Quick Update: Thanks to THLJCL, I learned a quicker way of logging onto Windows 8, even without secure log on, just double click the screen and you will be presented with account screen. Thanks for the tip. Of course, if you are in a Enterprise environment, this will not work if secure log on is required.

If you are using a traditional desktop or laptop computer, logging onto Windows 8 might present a bit of fatigue if you have the Lock Screen enabled. Windows 8 is designed with Touch in mind, so an action such as the one below which requires that you drag the lock screen up might feel secondary to using a keyboard. Lets look at how to change that experience.

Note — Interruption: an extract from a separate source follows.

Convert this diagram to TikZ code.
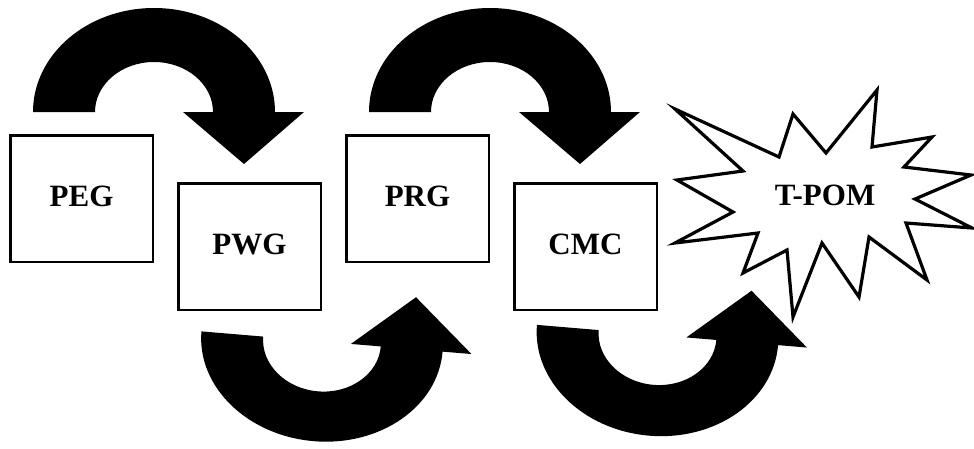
\documentclass[tikz,border=0pt]{standalone}
\usepackage{fontspec}
\setmainfont{Liberation Serif}
\tikzset{
  box/.style={draw, line width=2.5pt, minimum width=142.5pt, minimum height=126.5pt,
    inner sep=0pt, font=\fontsize{31}{31}\selectfont\bfseries, text depth=5pt},
  label text/.style={inner sep=0pt, font=\fontsize{31}{31}\selectfont\bfseries},
  burst/.style={draw, line width=3.2pt, line join=miter, fill=white},
  bigarrow/.style={fill=black, draw=none}
}
\newcommand\myuarrow[1]{%
  \fill[bigarrow] (-121,0) arc[start angle=180, end angle=360, x radius=121, y radius=#1]
    -- (150,0) -- (90,52) -- (29,0) -- (59,0)
    arc[start angle=0, end angle=-180, x radius=59, y radius=50] -- cycle;}
\begin{document}
\begin{tikzpicture}[x=1pt, y=1pt, yscale=-1]
  \useasboundingbox (0,0) rectangle (974,448);
  % boxes
  \node[box] (peg) at (81.5,198.5) {PEG};
  \node[box] (pwg) at (249.5,246.5) {PWG};
  \node[box] (prg) at (417.5,198.5) {PRG};
  \node[box] (cmc) at (585.5,246.5) {CMC};
  % top arrows
  \begin{scope}[shift={(154,112)}]\myuarrow{104}\end{scope}
  \begin{scope}[shift={(490,112)}]\myuarrow{104}\end{scope}
  % bottom arrows
  \begin{scope}[shift={(322,341.5)}, rotate=4.8, yscale=-1]\myuarrow{100}\end{scope}
  \begin{scope}[shift={(657.5,335)}, rotate=4.8, yscale=-1]\myuarrow{101}\end{scope}
  % explosion
  \draw[burst] (877,90) -- (872,147) -- (932,137) -- (904,167) -- (971,175)
    -- (915,199) -- (972,228) -- (906,223) -- (927,280) -- (869,237)
    -- (859,297) -- (822,243) -- (793,317) -- (787,250) -- (743,273)
    -- (758,233) -- (675,243) -- (733,212) -- (677,180) -- (743,171)
    -- (675,109) -- (779,157) -- (793,114) -- (826,153) -- cycle;
  \node[label text] (tpom) at (825,195) {T-POM};
\end{tikzpicture}
\end{document}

Press Windows Key + R on your Keyboard


Type in control userpasswords2 then Hit Enter on your keyboard


Under Secure logon check the box for Require users to press Ctrl+Alt+Delete


Logging on should be a bit quicker and easier.

1 Comment

Filed under Windows 8

One response to “How to adjust the Windows 8 Lock Screen (Quick Tip)

  1. Why do you need to log on to Windows by imitating ‘Touch’ using a mouse? You do not need to go to ALL the processes to change the setting to require the need to press CTRL+ALT+DEL on keyboard to log on. Simply double-click using your mouse and the log on screen will appear. Of course you can also imitate the ‘Touch’ behavior, which does work in this scenario but NOT necessarily in ALL scenarios. By the way, I do have touch screens in my ALL-IN-ONE PC but I mostly use mouse and keyboard for typical desktop computing. I can’t wait to see how the software developers will come up with their apps. Microsoft does NOT make mouse/ keyboard second-class citizen. In fact, they ALL just work but not without some differences. You would not pointing device like mouse works like keyboard, would you? That’s why you need keyboard shortcut or on-screen keyboard. WELL, they are different input devices. But I guess I can’t blame you or anyone for try to make mouse work like ‘touch’. Windows ‘8’ Developer Preview is a pre-beta release with very little or no end-user oriented documentations. Most of the materials are now aimed for software developers or hardware manufacturers. Demo videos from Channel 9 may help. Or, you can always resort to the classic “trial and error”.